Figure 14: Page 111 copied and renamed from page 110
The next step is to expand on page 110 and make the Darwin-OP wave with both hands symmetrically. To do this, first go to page 111 with the “page 111” command. Considering that the motion for page 111 will be derivative of the motion for page 110, it would be prudent to use the motion from page 110 as a template, so copy it to page 111 with the “copy 110” command. Enter the “name” command. For the purposes of this tutorial, the page will be named “wave2hands.” The result should resemble Figure 14 above.
Figure 15: Left arm outstretched for the duration of the wave
To perfectly mirror the waving with the Darwin-OP’s right arm with the left arm, we only need to consider a few things. First, the left arm motion will not be an exact replication of the right arm motion, but the relative change in angle will be the same. Second, the only difference between the right arm and left arm motions will be opposing directions and initial angles of the actuators.
So for step 2, actuator 2 (opposite actuator 1) will turn clockwise 135 degrees and actuator 4 (opposite actuator 3) will move clockwise 75 degrees. Considering initial tick angles for both actuators in step 1 and using the equation described in step 10 to convert relative degrees to absolute ticks, the new angle for actuator 2 is 1074 ticks and the new angle for actuator 4 is 1490 ticks. Remember when using the equation described in step 10 that counterclockwise motion is treated as positive and clockwise motion is treated as negative. Because it might be easy to delete important data by copying entire columns, enter the calculated data manually by moving the cursor to the actuator 2 entry in columns STP2 through STP5 and entering the “set 1074” command, then moving the cursor to the actuator 4 entry in columns STP2 through STP5 and entering the “set 1490” command. These commands ensure that the left arm is outstretched for the duration of the waving. Once complete the page will resemble Figure 15 above.
Figure 15: Left arm outstretched for the duration of the wave
Now to determine the mirrored waving action of the forearm, governed by actuator 6 (opposite actuator 5). Knowing that the motion of actuator 6 is 75 degrees clockwise (equivalent to -75 degrees counterclockwise) and its’ original angle at step 2 is 1944, use the equation described in step 10 to find the absolute angle of Darwin-OP’s pulled-in forearm, which will be 1091 ticks. Remembering that the right arm pulled in only at steps 3 and 5, the left arm will do the same. Move the cursor to the actuator 6 entry in the STP3 and STP5 columns and enter the “set 1091” command. Enter the “save” command, then enter the “play” command. Enjoy watching the Darwin-OP wave with both hands in synchronous motion. The final motion page for two-handed waving can be seen above in Figure 16 and the actual motion can be seen in the video below.
To exit Action Editor, enter the “exit” command.
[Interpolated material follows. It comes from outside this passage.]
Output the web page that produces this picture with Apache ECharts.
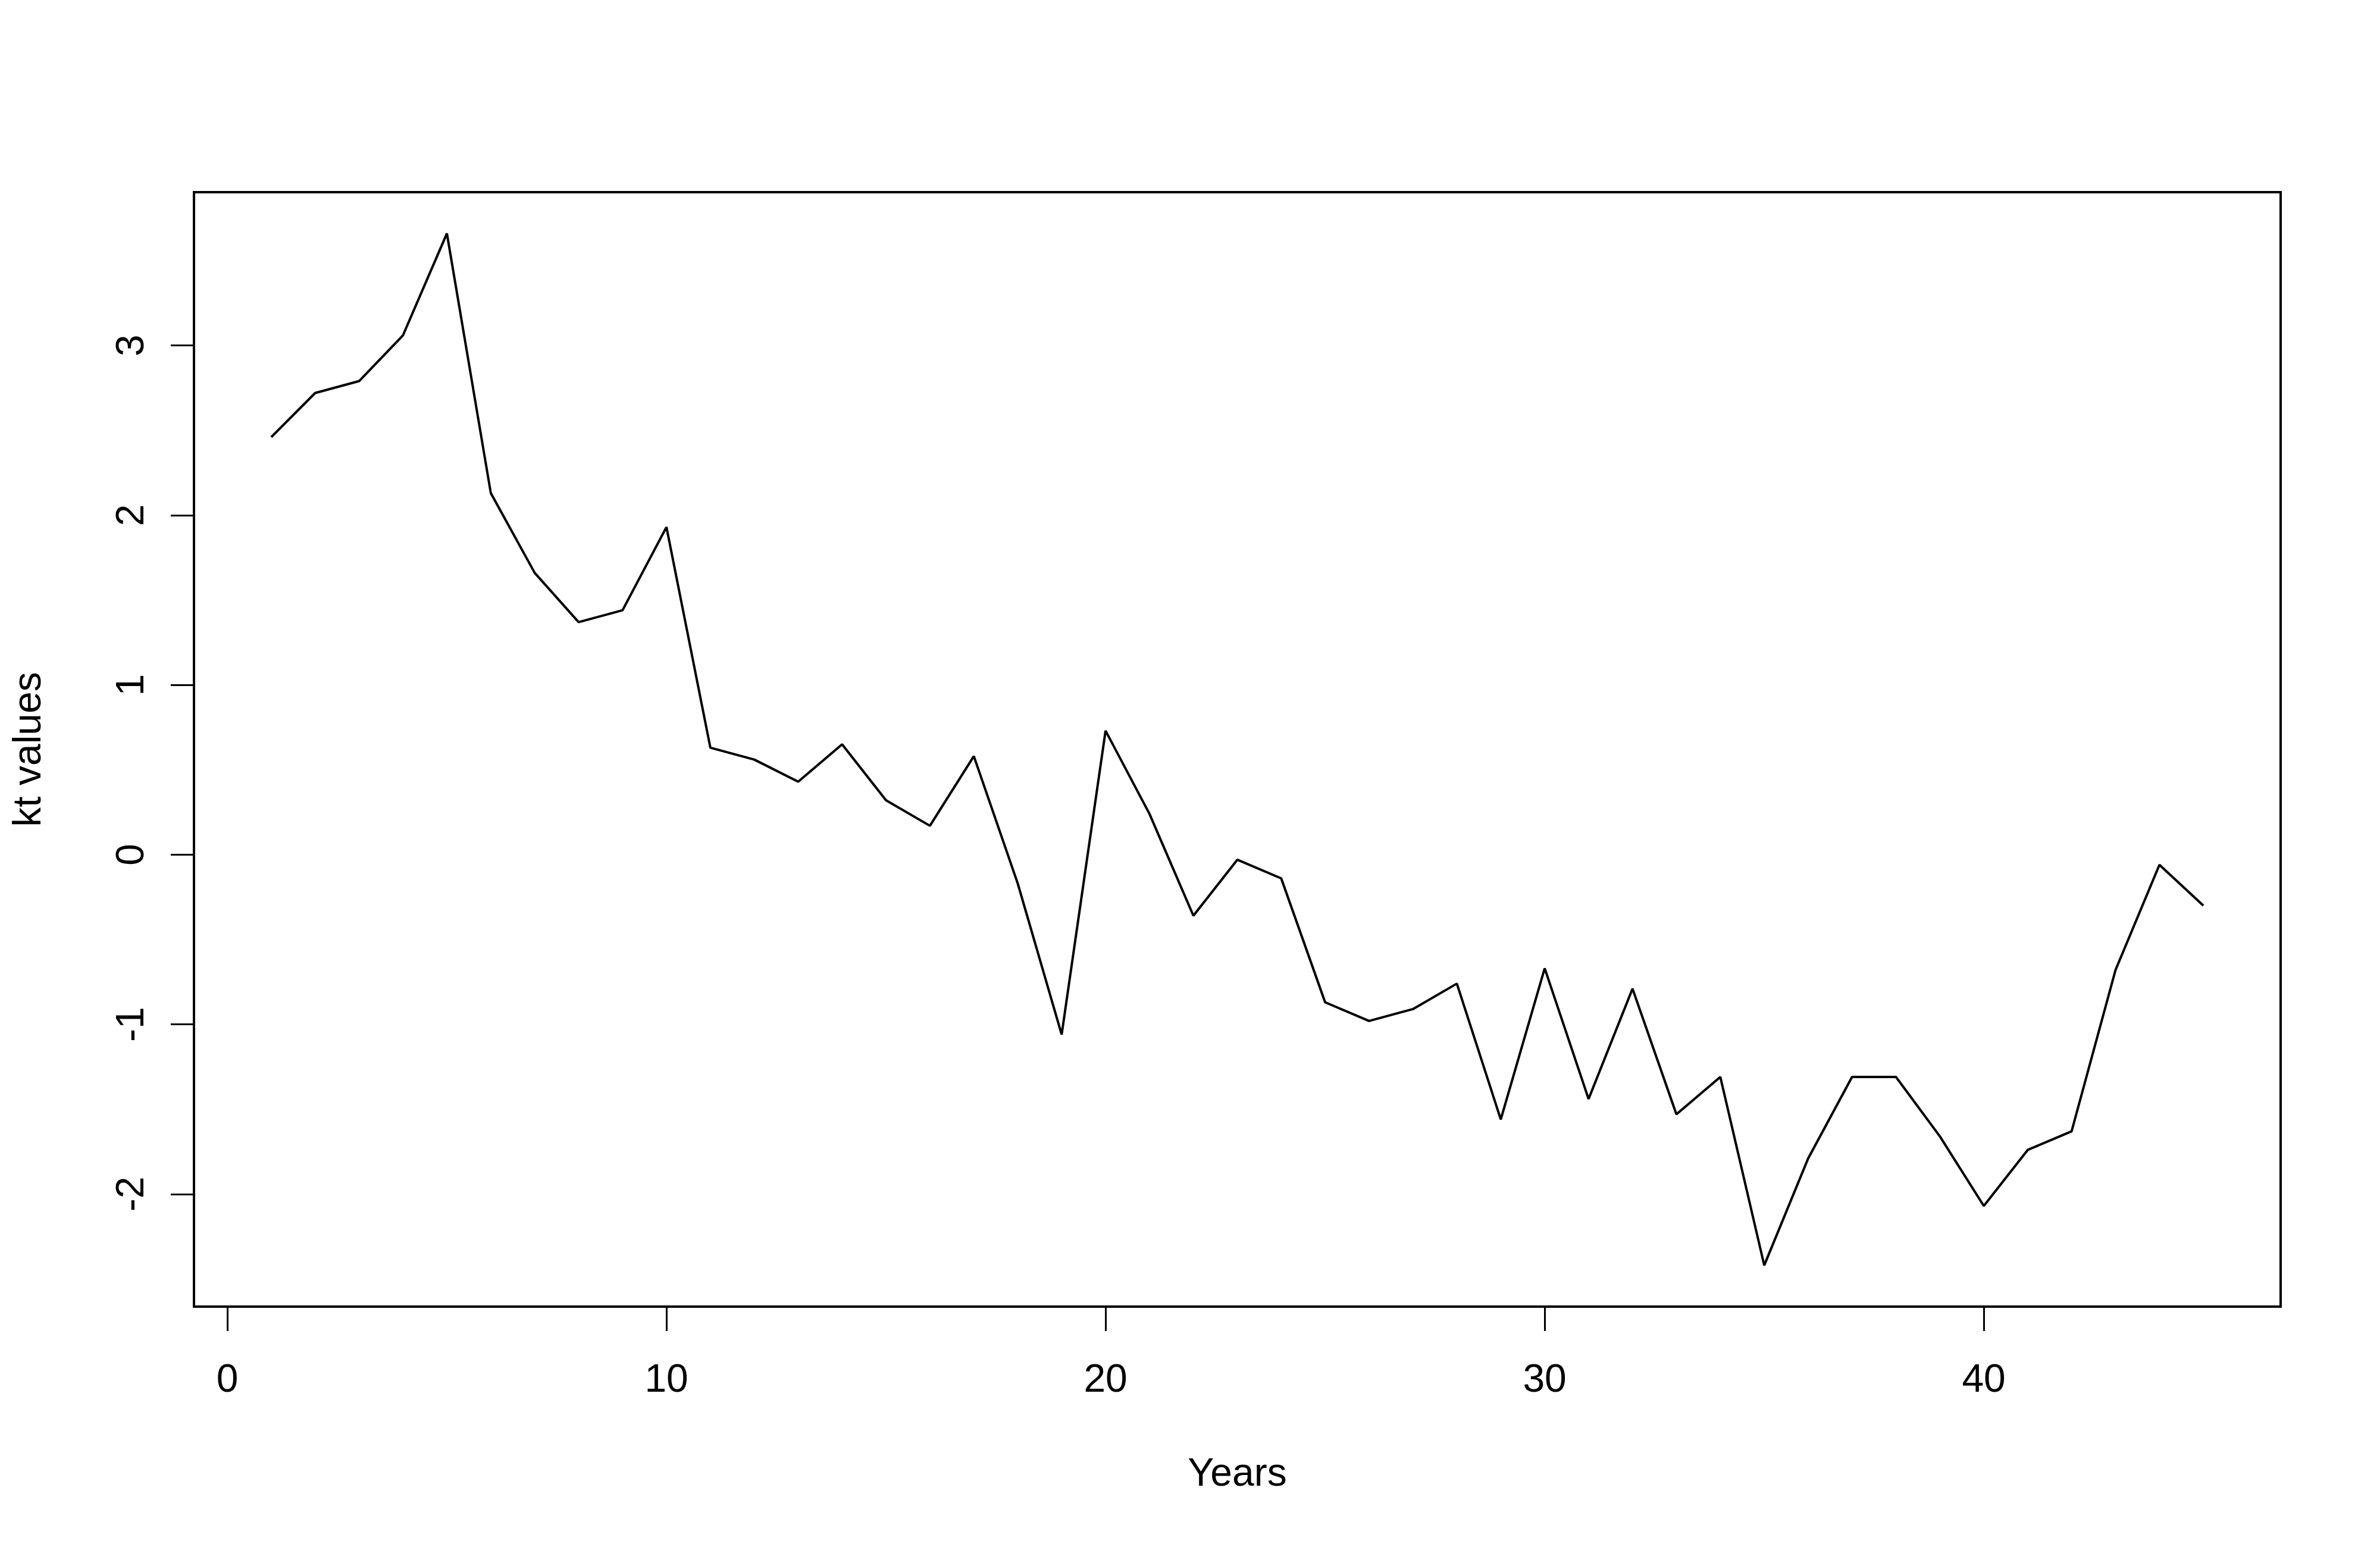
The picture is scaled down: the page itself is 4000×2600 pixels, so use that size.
<!DOCTYPE html>
<html>
<head>
<meta charset="utf-8">
<script src="https://cdn.jsdelivr.net/npm/echarts@6/dist/echarts.min.js"></script>
<style>
html,body{margin:0;padding:0;background:#fff;}
#c{width:4000px;height:2600px;}
</style>
</head>
<body>
<div id="c"></div>
<script>
const years = [1,2,3,4,5,6,7,8,9,10,11,12,13,14,15,16,17,18,19,20,21,22,23,24,25,26,27,28,29,30,31,32,33,34,35,36,37,38,39,40,41,42,43,44,45];
const ktValues = [2.46, 2.72, 2.79, 3.06, 3.66, 2.13, 1.66, 1.37, 1.44, 1.93, 0.63, 0.56, 0.43, 0.65, 0.32, 0.17, 0.58, -0.17, -1.06, 0.73, 0.24, -0.36, -0.03, -0.14, -0.87, -0.98, -0.91, -0.76, -1.56, -0.67, -1.44, -0.79, -1.53, -1.31, -2.42, -1.79, -1.31, -1.31, -1.66, -2.07, -1.74, -1.63, -0.68, -0.06, -0.30];
const xTicks = [0, 10, 20, 30, 40];
const yTicks = [-2, -1, 0, 1, 2, 3];
const xTitle = 'Years';
const yTitle = 'kt values';

function pad(lo, hi) { const r = hi - lo; return [lo - 0.04 * r, hi + 0.04 * r]; }
const xr = pad(Math.min(...years), Math.max(...years));
const yr = pad(Math.min(...ktValues), Math.max(...ktValues));

const font = '"Liberation Sans", Arial, sans-serif';
const chart = echarts.init(document.getElementById('c'), null, {renderer: 'canvas'});
chart.setOption({
  animation: false,
  backgroundColor: '#ffffff',
  grid: {left: 326, right: 167, top: 323, bottom: 404, show: true, borderColor: '#000', borderWidth: 4, backgroundColor: 'transparent'},
  xAxis: {
    type: 'value', min: xr[0], max: xr[1],
    name: xTitle, nameLocation: 'middle', nameGap: 250,
    nameTextStyle: {fontFamily: font, fontSize: 66, color: '#000'},
    axisLine: {show: true, onZero: false, lineStyle: {color: '#000', width: 4}},
    axisTick: {show: true, length: 41, customValues: xTicks, lineStyle: {color: '#000', width: 3}},
    axisLabel: {show: true, customValues: xTicks, margin: 92, fontFamily: font, fontSize: 66, color: '#000'},
    splitLine: {show: false}
  },
  yAxis: {
    type: 'value', min: yr[0], max: yr[1],
    name: yTitle, nameLocation: 'middle', nameGap: 243, nameRotate: 90,
    nameTextStyle: {fontFamily: font, fontSize: 66, color: '#000'},
    axisLine: {show: true, onZero: false, lineStyle: {color: '#000', width: 4}},
    axisTick: {show: true, length: 39, customValues: yTicks, lineStyle: {color: '#000', width: 3}},
    axisLabel: {show: true, customValues: yTicks, rotate: 90, margin: 70, fontFamily: font, fontSize: 66, color: '#000'},
    splitLine: {show: false}
  },
  series: [{
    type: 'line',
    data: years.map((y, i) => [y, ktValues[i]]),
    showSymbol: false,
    symbol: 'none',
    lineStyle: {color: '#000', width: 4},
    silent: true
  }]
});
</script>
</body>
</html>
Then turn off the Darwin-OP normally.
This tutorial's objective was to use the Action Editor Program to make the Darwin-OP wave with one hand, then two hands. Once the concepts were conveyed the reader should be able to use the Action Editor to make the Darwin-OP perform movements according to the reader's desires.
Speculating future work derived from this tutorial includes research into making the Darwin-OP perform more complex and autonomous tasks. In the big picture, the problem of how to make the Darwin-OP move can be solved with this tutorial.